**YOUR INSTRUCTIONS:** Output the lines from the top of the entries below to the line with "const values = [5, 95];", both included, exactly and without pictures.

**DATA EXCERPTS:**
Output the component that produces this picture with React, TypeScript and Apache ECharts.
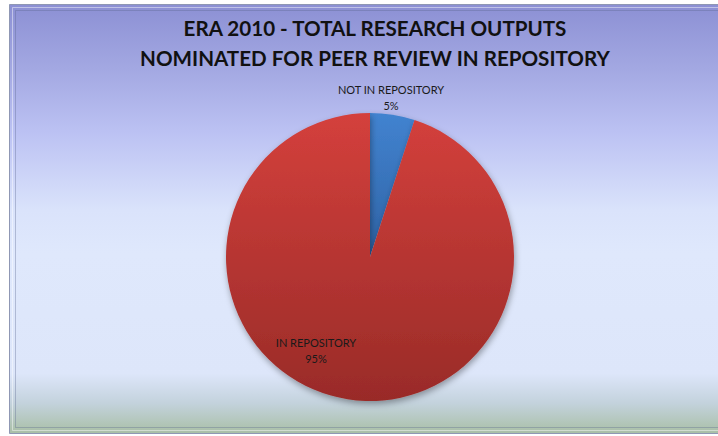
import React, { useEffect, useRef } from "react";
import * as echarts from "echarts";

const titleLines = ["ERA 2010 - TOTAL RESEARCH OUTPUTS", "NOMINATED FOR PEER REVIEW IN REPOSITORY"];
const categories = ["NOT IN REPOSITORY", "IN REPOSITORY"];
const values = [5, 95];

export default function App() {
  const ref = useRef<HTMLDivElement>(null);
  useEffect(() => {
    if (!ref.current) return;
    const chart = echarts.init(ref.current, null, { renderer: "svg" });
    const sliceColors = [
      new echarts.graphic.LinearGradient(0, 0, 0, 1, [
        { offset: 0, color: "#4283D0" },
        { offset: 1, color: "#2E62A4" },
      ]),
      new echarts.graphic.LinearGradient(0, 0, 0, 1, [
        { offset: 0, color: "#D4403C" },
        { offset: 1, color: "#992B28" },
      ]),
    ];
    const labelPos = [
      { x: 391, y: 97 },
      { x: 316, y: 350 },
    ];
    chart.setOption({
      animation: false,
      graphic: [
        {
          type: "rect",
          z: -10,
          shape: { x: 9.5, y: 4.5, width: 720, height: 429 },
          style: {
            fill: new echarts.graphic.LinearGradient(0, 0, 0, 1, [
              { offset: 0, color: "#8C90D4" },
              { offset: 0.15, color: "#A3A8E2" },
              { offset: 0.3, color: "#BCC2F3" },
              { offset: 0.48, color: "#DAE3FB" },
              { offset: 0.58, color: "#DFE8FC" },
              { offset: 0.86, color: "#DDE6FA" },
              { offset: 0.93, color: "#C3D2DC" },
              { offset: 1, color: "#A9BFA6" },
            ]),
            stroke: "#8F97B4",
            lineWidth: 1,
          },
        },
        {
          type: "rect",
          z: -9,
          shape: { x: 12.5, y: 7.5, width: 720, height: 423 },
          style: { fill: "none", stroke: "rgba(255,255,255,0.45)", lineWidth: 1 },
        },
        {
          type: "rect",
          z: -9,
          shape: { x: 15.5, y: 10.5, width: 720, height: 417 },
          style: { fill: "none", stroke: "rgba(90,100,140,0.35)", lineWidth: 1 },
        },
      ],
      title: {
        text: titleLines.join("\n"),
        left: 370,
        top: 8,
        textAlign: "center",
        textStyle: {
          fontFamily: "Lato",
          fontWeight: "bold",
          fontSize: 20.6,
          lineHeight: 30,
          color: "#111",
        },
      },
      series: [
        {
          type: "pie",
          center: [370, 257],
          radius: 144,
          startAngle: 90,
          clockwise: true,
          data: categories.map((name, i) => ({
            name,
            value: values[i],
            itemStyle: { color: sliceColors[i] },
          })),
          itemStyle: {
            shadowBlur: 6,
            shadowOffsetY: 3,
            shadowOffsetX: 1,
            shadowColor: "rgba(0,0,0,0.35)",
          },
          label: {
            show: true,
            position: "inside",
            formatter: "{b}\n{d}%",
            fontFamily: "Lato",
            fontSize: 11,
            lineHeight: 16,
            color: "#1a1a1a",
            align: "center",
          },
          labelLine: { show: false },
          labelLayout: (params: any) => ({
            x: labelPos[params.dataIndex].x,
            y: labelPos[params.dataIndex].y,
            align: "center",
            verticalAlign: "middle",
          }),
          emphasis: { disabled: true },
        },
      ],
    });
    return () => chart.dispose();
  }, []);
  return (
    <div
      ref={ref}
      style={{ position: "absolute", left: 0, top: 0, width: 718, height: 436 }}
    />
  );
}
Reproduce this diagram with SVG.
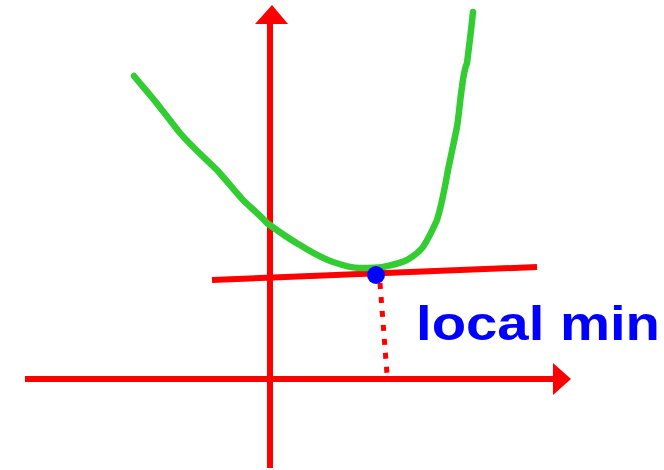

**RESULT OF THIS EXERCISE:**
Output the component that produces this picture with React, TypeScript and Apache ECharts.
import React, { useEffect, useRef } from "react";
import * as echarts from "echarts";

const titleLines = ["ERA 2010 - TOTAL RESEARCH OUTPUTS", "NOMINATED FOR PEER REVIEW IN REPOSITORY"];
const categories = ["NOT IN REPOSITORY", "IN REPOSITORY"];
const values = [5, 95];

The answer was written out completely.